Feb 062024

(Andy Synn embraces the upcoming swansong from Chapel of Disease, out this Friday)

A lot of people, including yours truly, will tell you that Chapel of Disease‘s 2018 album, …And as We Have Seen the Storm, We Have Embraced the Eye, is one of the best Death Metal albums of the last decade.

And even those who don’t agree with that statement generally have to concede that it’s definitely one of the most unique Death Metal albums they’ve heard in a long, long time.

But the band’s upcoming fourth album (the final recording of the group’s original line-up) is neither of these things.

Because it’s not really a Death Metal album at all.

Oh, sure, there’s still some snarling vocals and gnarly riffage to be found here, with the opening title-track adhering most closely to the band’s established formula (which certain folks playfully dubbed “Entombed meets The Eagles” on previous albums) but the majority of Echoes of Light finds Chapel of Disease pivoting even more fully towards an epic, “classic” Rock sound… albeit one which still retains a whiff of the grave (if not of Grave themselves) as well as some increasingly proggy proclivities (which really come to the fore during captivating closer “An Ode to the Conqueror” – but we’ll get to that later).

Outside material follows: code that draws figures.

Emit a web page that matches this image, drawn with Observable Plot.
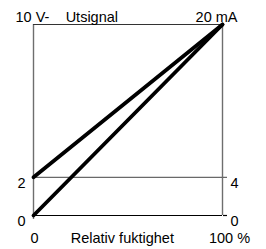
<!DOCTYPE html>
<html><head><meta charset="utf-8">
<script src="https://cdn.jsdelivr.net/npm/d3@7"></script>
<script src="https://cdn.jsdelivr.net/npm/@observablehq/plot@0.6"></script>
<style>body{margin:0;background:#fff;} svg{display:block;}</style>
</head><body><div id="chart"></div>
<script>
// Data
const humidity = [0, 100];          // Relativ fuktighet (%)
const voltage = [0, 10];            // V output
const current = [4, 20];            // mA output
const vPerMA = 10 / 20;             // 20 mA corresponds to 10 V on the shared scale
const leftTickValues = [0, 2];
const leftTickLabels = ["0", "2"];
const rightTickValues = [0, 4];     // mA
const rightTickLabels = ["0", "4"];
const bottomLabels = ["0", "Relativ fuktighet", "100 %"];
const bottomLabelX = [0, 47, 100];
const topLabels = ["10 V-", "Utsignal", "20 mA"];
const topLabelX = [0, 17, 100];

const vLine = humidity.map((h, i) => ({x: h, y: voltage[i]}));
const iLine = humidity.map((h, i) => ({x: h, y: current[i] * vPerMA}));

const font = "Liberation Sans, Arial, sans-serif";
const txt = {fontSize: 14.5, fill: "#000", fontFamily: font};

const chart = Plot.plot({
  width: 266, height: 249,
  marginLeft: 33, marginRight: 44, marginTop: 24, marginBottom: 34,
  x: {domain: [0, 100], axis: null},
  y: {domain: [0, 10], axis: null},
  style: {fontFamily: font, fontSize: "14.5px", background: "#fff", color: "#000"},
  marks: [
    // frame pieces
    Plot.ruleX([0, 100], {y1: 0, y2: 10, stroke: "#6e6e6e", strokeWidth: 1.4}),
    Plot.ruleY([10], {x1: 0, x2: 100, stroke: "#333", strokeWidth: 1}),
    Plot.ruleY([rightTickValues[1] * vPerMA], {x1: 0, x2: 100, stroke: "#444", strokeWidth: 1}),
    Plot.ruleY([0], {x1: 0, x2: 100, stroke: "#000", strokeWidth: 1.2}),
    // ticks
    Plot.axisX({ticks: [0], tickSize: 4, tickFormat: () => "", label: null, stroke: "#6e6e6e", strokeWidth: 1.4}),
    Plot.axisY({anchor: "right", ticks: [rightTickValues[1] * vPerMA], tickSize: 4, tickFormat: () => "", label: null, stroke: "#444"}),
    Plot.axisY({anchor: "right", ticks: [0], tickSize: 4, tickFormat: () => "", label: null, stroke: "#000", strokeWidth: 1.2}),
    // data lines
    Plot.line(vLine, {x: "x", y: "y", stroke: "#000", strokeWidth: 3.8}),
    Plot.line(iLine, {x: "x", y: "y", stroke: "#000", strokeWidth: 3.8}),
    // left labels
    Plot.text(leftTickValues, {x: 0, y: d => d, text: (d, i) => leftTickLabels[i], textAnchor: "end", dx: -8, dy: 6, ...txt}),
    // right labels
    Plot.text(rightTickValues, {x: 100, y: d => d * vPerMA, text: (d, i) => rightTickLabels[i], textAnchor: "start", dx: 8, dy: 6, ...txt}),
    // bottom labels
    Plot.text([bottomLabels[0]], {x: bottomLabelX[0], y: 0, text: d => d, textAnchor: "middle", dx: 1, dy: 23, ...txt}),
    Plot.text([bottomLabels[1]], {x: bottomLabelX[1], y: 0, text: d => d, textAnchor: "middle", dy: 23, ...txt}),
    Plot.text([bottomLabels[2]], {x: bottomLabelX[2], y: 0, text: d => d, textAnchor: "middle", dx: 7, dy: 23, ...txt}),
    // top labels
    Plot.text([topLabels[0]], {x: topLabelX[0], y: 10, text: d => d, textAnchor: "start", dx: -18, dy: -7, ...txt}),
    Plot.text([topLabels[1]], {x: topLabelX[1], y: 10, text: d => d, textAnchor: "start", dy: -7, ...txt}),
    Plot.text([topLabels[2]], {x: topLabelX[2], y: 10, text: d => d, textAnchor: "end", dx: 15, dy: -7, ...txt})
  ]
});
document.getElementById("chart").append(chart);
</script>
</body></html>
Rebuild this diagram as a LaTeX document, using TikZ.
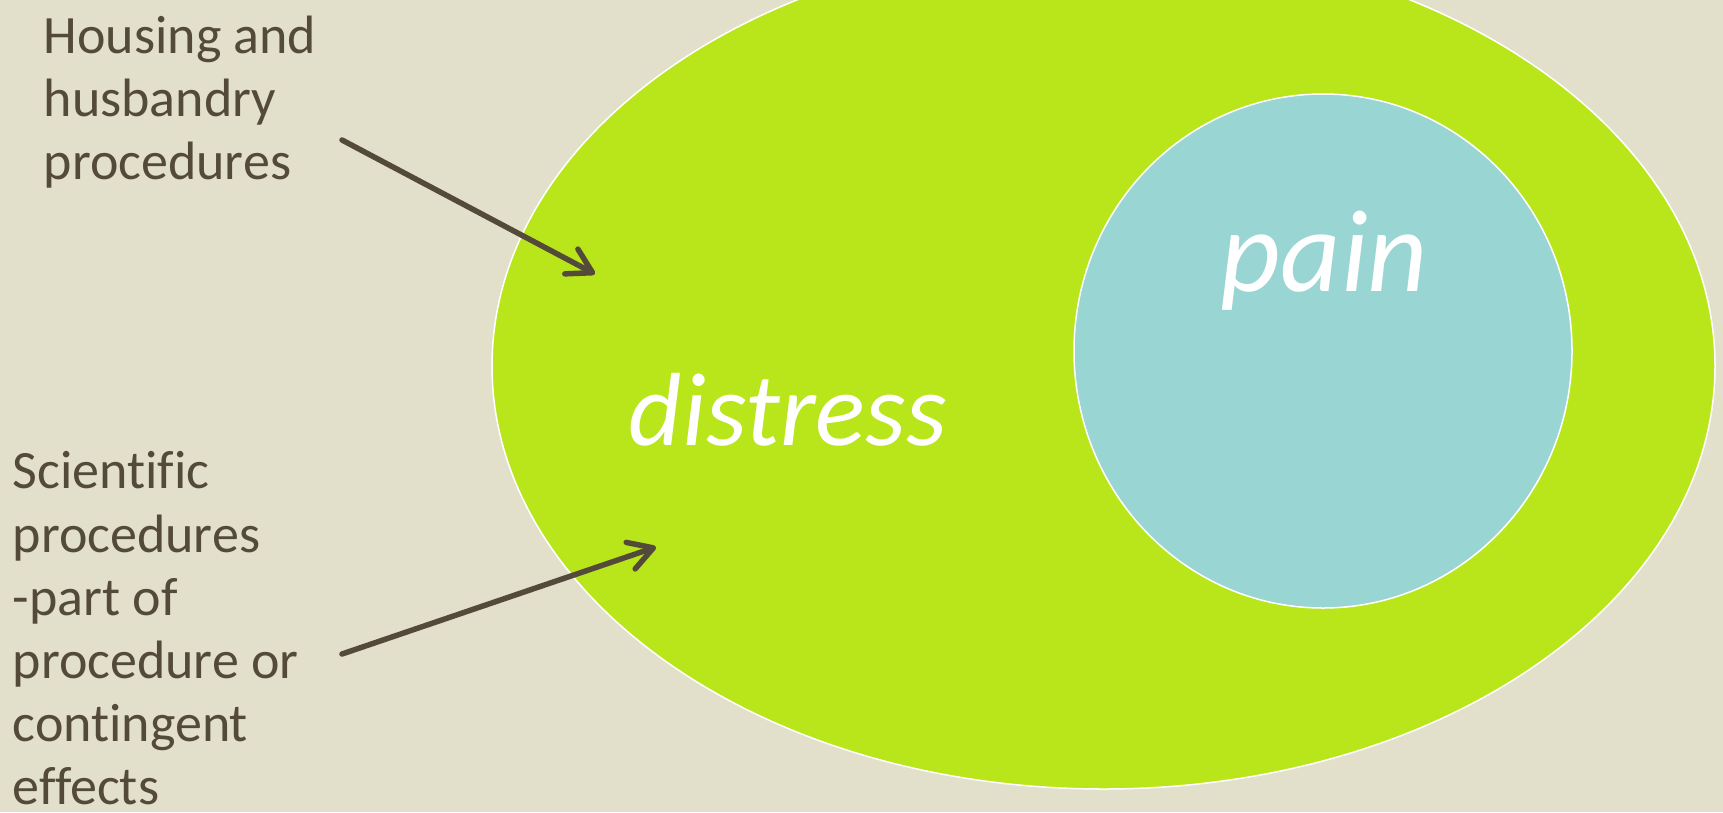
\documentclass[tikz,border=0pt]{standalone}
\usepackage{fontspec}
\setmainfont{Carlito}[Ligatures=NoCommon]
\usepackage{xcolor}
\usepackage{tikz}
\usetikzlibrary{arrows.meta}

\definecolor{paper}{RGB}{226,223,202}
\definecolor{lime}{RGB}{184,230,26}
\definecolor{aqua}{RGB}{152,213,211}
\definecolor{bark}{RGB}{84,74,58}

\begin{document}
\begin{tikzpicture}[x=1pt,y=-1pt,line width=5.5pt,
    lbl/.style={inner sep=0pt,align=left,text=bark,font=\fontsize{54}{63.2}\selectfont},
    big/.style={inner sep=0pt,text=white,font=\fontsize{104}{110}\selectfont\itshape},
    arw/.style={draw=bark,line cap=round,-{Straight Barb[length=24pt,width=28pt,line cap=round,line join=round]}}]
    \useasboundingbox (0,0) rectangle (1723,812);
    \clip (0,0) rectangle (1723,812);
    \fill[paper] (0,0) rectangle (1723,812);
    \draw[draw=white, fill=lime, line width=1.5pt] (1103.5,366) ellipse [x radius=611.5, y radius=423];
    \draw[draw=white, fill=aqua, line width=1.5pt] (1323,351) ellipse [x radius=249, y radius=257];
    \node[big, anchor=base west] (distress) at (626,445) {distress};
    \node[big, anchor=base west, font=\fontsize{117}{120}\selectfont\itshape] (pain) at (1218,291) {pain};
    \node[lbl, anchor=north west] (housing) at (41,13) {Housing and\\husbandry\\procedures};
    \node[lbl, anchor=north west] (science) at (10,449) {Scientific\\procedures\\-part of\\procedure or\\contingent\\effects};
    \coordinate (h0) at (342,140);
    \coordinate (h1) at (595,274);
    \coordinate (s0) at (342,654);
    \coordinate (s1) at (656,547);
    \draw[arw] (h0) -- (h1);
    \draw[arw] (s0) -- (s1);
  \end{tikzpicture}
\end{document}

Of course, the band’s sound is ultimately far more important than the semantics, and while Echoes of Light is significantly less heavy than its predecessor by pretty much any metric you’d care to measure, there’s no question that the twining twin-leads and galloping guitars of instant early highlight “A Death Through No Loss” (think “Full of Hell” meets “Freebird”) should appeal to pretty much anyone and everyone who’s ever been a fan of any form of hard rockin’, hard riffin’ music.

That being said, once you’re past the first two tracks – which seem consciously designed to ease the transition from …And as We Have Seen the Storm as smoothly as possible – you’ll find that, for better or worse, the rest of the album shifts even further away from heaviness and more towards hookiness, especially when it comes to the lashings of lead melody and shamelessly infectious guitar shreddery which dominate so much of songs like “Shallow Nights” (whose crooning cleans and melancholy vibes recall the best of latter-day Secrets of the Moon) and “Selenophile” (which hits the same sort of stadium-filling highs as recent Tribulation).

The band save, arguably at least, the best for last however (though your reaction may vary depending on whether you’ve been feeling the band’s steady shift in style over the last thirty minutes or so) with the soaring Prog Rock bombast of “Gold/Dust” and the gloomy grandeur of surprisingly subdued closer “An Ode to the Conqueror” really showing you where the band’s heart lies (and it’s definitely not in Death Metal).

Now, if you’re wondering whether or not Echoes of Light is as good, or better, than its predecessor you might find my answer a little unsatisfactory.

Because while my head says “no”, my heart says… you’re asking the wrong question, as the divide between the two – if not quite night and day – is such that to directly compare them like that seems to miss the point entirely.

Think of them, instead, as products of two different eras. One which has ended, triumphantly, the other which has only just begun.